The most important thing there is going down from five versus nine between now and 2022.
Let’s say hypothetically that the CDC this afternoon said you’re free to sail out of Miami. Realistically, how many weeks do you think it would take for you to set your first ship out at that point?
I think it depends on when that happens. But generally speaking, I’d say within 30 days, we would be able to sail. There’s a lot of different dynamics here, and there are a lot of other countries involved. So we have minimum manning on the ships to keep our ongoing costs down. We have people on, but it’s with a minimum crew. We would have to get the crew back.
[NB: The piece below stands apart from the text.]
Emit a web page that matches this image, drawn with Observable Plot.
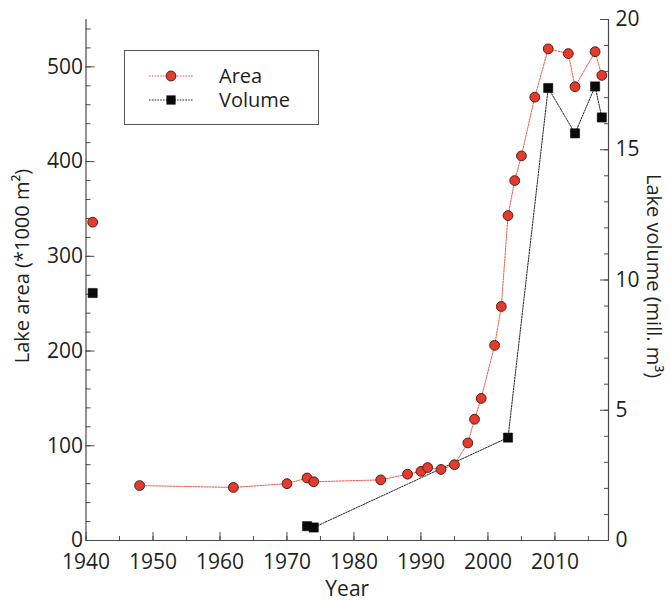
<!DOCTYPE html>
<html>
<head>
<meta charset="utf-8">
<script src="https://cdn.jsdelivr.net/npm/d3@7"></script>
<script src="https://cdn.jsdelivr.net/npm/@observablehq/plot@0.6"></script>
<style>
  html, body { margin: 0; padding: 0; background: #fff; }
  #chart { width: 670px; height: 601px; }
</style>
</head>
<body>
<div id="chart"></div>
<script>
// ---- data ----
const areaYears  = [1941, 1948, 1962, 1970, 1973, 1974, 1984, 1988, 1990, 1991, 1993, 1995, 1997, 1998, 1999, 2001, 2002, 2003, 2004, 2005, 2007, 2009, 2012, 2013, 2016, 2017];
const areaValues = [336, 58, 56, 60, 66, 62, 64, 70, 73, 77, 75, 80, 103, 128, 150, 206, 247, 343, 380, 406, 468, 519, 514, 479, 516, 491];
const volumeYears  = [1941, 1973, 1974, 2003, 2009, 2013, 2016, 2017];
const volumeValues = [9.5, 0.55, 0.5, 3.95, 17.37, 15.63, 17.43, 16.24];

const xTicks = [1940, 1950, 1960, 1970, 1980, 1990, 2000, 2010];
const areaTicks = [0, 100, 200, 300, 400, 500];
const volumeTicks = [0, 5, 10, 15, 20];
const xDomain = [1940, 2018];
const areaDomain = [0, 550];
const volumeDomainMax = 20;
const seriesNames = ["Area", "Volume"];
const xLabel = "Year";
const areaLabel = "Lake area (*1000 m\u00B2)";
const volumeLabel = "Lake volume (mill. m\u00B3)";

// ---- build ----
const K = areaDomain[1] / volumeDomainMax; // area units per volume unit
const area = areaYears.map((year, i) => ({year, value: areaValues[i]}));
const volume = volumeYears.map((year, i) => ({year, value: volumeValues[i] * K}));

const xMinor = d3.range(xDomain[0], xDomain[1] + 0.1, 5);
const areaMinor = d3.range(0, areaDomain[1] + 0.1, 20);
const volMinor = d3.range(0, volumeDomainMax + 0.1, 1).map(v => v * K);

const red = "#e33b2e", redStroke = "#5e1a12", redLine = "#e8574c";
const textColor = "#231f20", axisColor = "#4a4a4a";

const chart = Plot.plot({
  width: 670,
  height: 601,
  marginLeft: 85.5,
  marginRight: 62,
  marginTop: 19,
  marginBottom: 61,
  style: {fontFamily: "'Open Sans', sans-serif", fontSize: "21px", color: textColor, background: "white", overflow: "visible"},
  x: {domain: xDomain},
  y: {domain: areaDomain},
  marks: [
    // frame lines
    Plot.ruleX(xDomain, {stroke: axisColor, strokeWidth: 1.2}),
    Plot.ruleY([0], {stroke: axisColor, strokeWidth: 1.2}),
    // x ticks (inward)
    Plot.axisX(xMinor, {fill: "none", tickSize: 4, dy: -4, stroke: axisColor, label: null}),
    Plot.axisX(xTicks, {fill: "none", tickSize: 8, dy: -8, stroke: axisColor, label: null}),
    Plot.axisX(xTicks, {tickSize: 0, tickPadding: 14, tickFormat: d => String(d), label: null, fill: textColor}),
    // left ticks
    Plot.axisY(areaMinor, {anchor: "left", fill: "none", tickSize: 5, dx: 5, stroke: axisColor, label: null}),
    Plot.axisY(areaTicks, {anchor: "left", fill: "none", tickSize: 9, dx: 9, stroke: axisColor, label: null}),
    Plot.axisY(areaTicks, {anchor: "left", tickSize: 0, tickPadding: 3, label: null, fill: textColor}),
    // right ticks
    Plot.axisY(volMinor, {anchor: "right", fill: "none", tickSize: 5, dx: -5, stroke: axisColor, label: null}),
    Plot.axisY(volumeTicks.map(v => v * K), {anchor: "right", fill: "none", tickSize: 9, dx: -9, stroke: axisColor, label: null}),
    Plot.axisY(volumeTicks.map(v => v * K), {anchor: "right", tickSize: 0, tickPadding: 7, label: null, fill: textColor,
      tickFormat: d => String(Math.round(d / K))}),
    // axis labels
    Plot.text([xLabel], {frameAnchor: "bottom", dy: 49, textAnchor: "middle", lineAnchor: "middle", text: d => d, fill: textColor}),
    Plot.text([areaLabel], {frameAnchor: "left", dx: -63, dy: -14, rotate: -90, textAnchor: "middle", lineAnchor: "middle", text: d => d, fill: textColor, fontSize: 20}),
    Plot.text([volumeLabel], {frameAnchor: "right", dx: 45, dy: -4, rotate: 90, textAnchor: "middle", lineAnchor: "middle", text: d => d, fill: textColor, fontSize: 20}),
    // series
    Plot.line(area.slice(1), {x: "year", y: "value", stroke: redLine, strokeWidth: 1, strokeDasharray: "1.6 1.2"}),
    Plot.line(volume.slice(1), {x: "year", y: "value", stroke: "#222", strokeWidth: 1, strokeDasharray: "1.6 1.2"}),
    Plot.dot(area, {x: "year", y: "value", r: 4.9, fill: red, stroke: redStroke, strokeWidth: 1}),
    Plot.dot(volume, {x: "year", y: "value", symbol: "square", r: 5.2, fill: "#0a0a0a", stroke: "#000", strokeWidth: 0.5})
  ]
});

document.getElementById("chart").appendChild(chart);

// ---- legend (inside plot) ----
const svg = d3.select(chart);
const lg = svg.append("g").attr("font-family", "'Open Sans', sans-serif").attr("font-size", 20)
  .attr("fill", textColor).attr("text-anchor", "start");
lg.append("rect").attr("x", 124.5).attr("y", 50.5).attr("width", 194).attr("height", 74)
  .attr("fill", "white").attr("stroke", "#555").attr("stroke-width", 1);
const rows = [
  {name: seriesNames[0], y: 76, line: redLine},
  {name: seriesNames[1], y: 100, line: "#222"}
];
rows.forEach((r, i) => {
  lg.append("line").attr("x1", 149).attr("x2", 193).attr("y1", r.y).attr("y2", r.y)
    .attr("stroke", r.line).attr("stroke-width", 1).attr("stroke-dasharray", "1.6 1.2");
  if (i === 0) {
    lg.append("circle").attr("cx", 171).attr("cy", r.y).attr("r", 4.9).attr("fill", red).attr("stroke", redStroke);
  } else {
    lg.append("rect").attr("x", 171 - 4.6).attr("y", r.y - 4.6).attr("width", 9.2).attr("height", 9.2).attr("fill", "#0a0a0a");
  }
  lg.append("text").attr("x", 219).attr("y", r.y).attr("dy", "0.35em").attr("text-anchor", "start").text(r.name);
});
</script>
</body>
</html>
Depending on the circumstances and the protocols, we could be quarantining crew for a period of time before they go back onboard, which could require more time. But I would say, in different scenarios that in a lot of different times, within 30 days of knowing when we could cruise, we would be prepared to sail.
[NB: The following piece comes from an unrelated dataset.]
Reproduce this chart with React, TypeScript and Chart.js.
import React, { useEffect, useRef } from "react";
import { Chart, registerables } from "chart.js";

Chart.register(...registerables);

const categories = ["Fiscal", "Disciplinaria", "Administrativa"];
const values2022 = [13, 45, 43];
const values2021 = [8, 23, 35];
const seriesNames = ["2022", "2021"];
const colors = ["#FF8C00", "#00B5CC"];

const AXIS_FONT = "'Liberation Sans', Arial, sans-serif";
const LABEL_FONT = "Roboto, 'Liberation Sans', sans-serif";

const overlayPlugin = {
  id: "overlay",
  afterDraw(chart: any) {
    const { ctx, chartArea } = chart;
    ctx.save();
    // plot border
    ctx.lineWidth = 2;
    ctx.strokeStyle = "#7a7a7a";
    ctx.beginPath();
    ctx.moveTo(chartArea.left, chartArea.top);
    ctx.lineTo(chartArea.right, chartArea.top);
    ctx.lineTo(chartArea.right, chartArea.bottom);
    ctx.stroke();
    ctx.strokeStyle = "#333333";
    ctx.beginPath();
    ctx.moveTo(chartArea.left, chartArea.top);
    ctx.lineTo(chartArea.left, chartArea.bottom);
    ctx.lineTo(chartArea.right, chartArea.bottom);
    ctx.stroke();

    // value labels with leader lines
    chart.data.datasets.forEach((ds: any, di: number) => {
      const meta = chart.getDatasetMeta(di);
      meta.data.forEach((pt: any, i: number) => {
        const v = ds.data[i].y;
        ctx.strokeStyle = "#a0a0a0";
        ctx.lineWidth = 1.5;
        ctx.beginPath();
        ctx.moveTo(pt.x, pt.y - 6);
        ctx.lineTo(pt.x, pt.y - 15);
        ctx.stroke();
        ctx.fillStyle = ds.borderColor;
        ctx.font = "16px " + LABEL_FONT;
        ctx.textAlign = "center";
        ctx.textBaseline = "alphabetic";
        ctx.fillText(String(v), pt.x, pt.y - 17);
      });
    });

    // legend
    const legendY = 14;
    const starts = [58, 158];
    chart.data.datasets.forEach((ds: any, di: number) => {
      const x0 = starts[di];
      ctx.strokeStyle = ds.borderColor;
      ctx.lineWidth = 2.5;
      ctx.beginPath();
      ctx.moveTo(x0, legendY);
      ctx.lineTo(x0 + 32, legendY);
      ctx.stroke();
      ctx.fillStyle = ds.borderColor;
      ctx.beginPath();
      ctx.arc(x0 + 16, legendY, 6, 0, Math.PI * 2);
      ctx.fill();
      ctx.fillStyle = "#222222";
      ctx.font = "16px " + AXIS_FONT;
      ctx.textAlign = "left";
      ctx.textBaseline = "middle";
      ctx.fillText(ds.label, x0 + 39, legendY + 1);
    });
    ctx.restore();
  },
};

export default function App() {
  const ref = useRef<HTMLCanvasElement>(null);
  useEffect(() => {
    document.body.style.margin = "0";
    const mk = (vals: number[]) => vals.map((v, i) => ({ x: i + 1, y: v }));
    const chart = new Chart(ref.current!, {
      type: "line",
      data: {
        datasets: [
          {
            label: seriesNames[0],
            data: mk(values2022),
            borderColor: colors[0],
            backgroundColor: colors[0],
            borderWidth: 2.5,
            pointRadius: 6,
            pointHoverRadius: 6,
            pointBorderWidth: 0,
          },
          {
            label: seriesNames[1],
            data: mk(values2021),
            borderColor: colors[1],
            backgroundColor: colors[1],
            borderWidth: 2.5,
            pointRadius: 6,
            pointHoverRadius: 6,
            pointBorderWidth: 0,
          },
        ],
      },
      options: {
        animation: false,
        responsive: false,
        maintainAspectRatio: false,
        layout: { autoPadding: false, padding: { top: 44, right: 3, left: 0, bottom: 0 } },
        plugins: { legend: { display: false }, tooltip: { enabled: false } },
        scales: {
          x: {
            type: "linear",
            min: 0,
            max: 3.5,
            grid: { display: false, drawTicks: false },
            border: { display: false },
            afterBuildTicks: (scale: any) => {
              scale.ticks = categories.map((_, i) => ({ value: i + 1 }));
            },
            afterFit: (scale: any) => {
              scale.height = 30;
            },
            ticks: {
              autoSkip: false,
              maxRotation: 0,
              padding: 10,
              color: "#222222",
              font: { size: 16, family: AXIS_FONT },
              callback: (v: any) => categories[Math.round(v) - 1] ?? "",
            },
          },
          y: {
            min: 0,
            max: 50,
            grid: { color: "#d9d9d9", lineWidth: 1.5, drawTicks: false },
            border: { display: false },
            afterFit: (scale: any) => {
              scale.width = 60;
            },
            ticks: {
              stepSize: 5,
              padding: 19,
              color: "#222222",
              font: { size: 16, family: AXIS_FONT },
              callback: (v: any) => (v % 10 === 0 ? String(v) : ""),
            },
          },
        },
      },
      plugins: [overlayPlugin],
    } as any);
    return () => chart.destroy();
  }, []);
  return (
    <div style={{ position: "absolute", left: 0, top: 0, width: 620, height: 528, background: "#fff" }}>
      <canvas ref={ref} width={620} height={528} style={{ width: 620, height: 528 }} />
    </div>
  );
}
First, I just want to thank you all for the tremendous color and detail on this call. It’s been super helpful in a very cloudy time. As a theme, Arnold, I know at this point it’s probably difficult for you to opine if you can actually sail in the U.S. as of mid-September. I’m just wondering at what point in time do delays in starting up start to affect the 2021 booking curve? I noticed the language in your release seems to have changed a tad. Earlier, you were saying that almost two-thirds of the bookings for 2021 were cash bookings and now it’s saying that it’s almost 60%.
It’s difficult to say, but we are encouraged by the bookings. The 2021 booking curve has already been impacted by the circumstances. If there had been no COVID, we’d be talking about different numbers.
Yes. Different time periods. We had indicated it was about two-thirds, but the 60% was more current. It’s not shocking that this is going to change over time. As people get their future cruise credits, many of them are not turning around and immediately rebooking. We have quite a number of future cruise credits that are still yet to be applied. If your cruise was canceled in April, May or June, you need to reorganize with your family and do a lot of things before rebooking your cruise. Over time, we’ll see the remainder of those future cruise credits booked. We do have quite a few.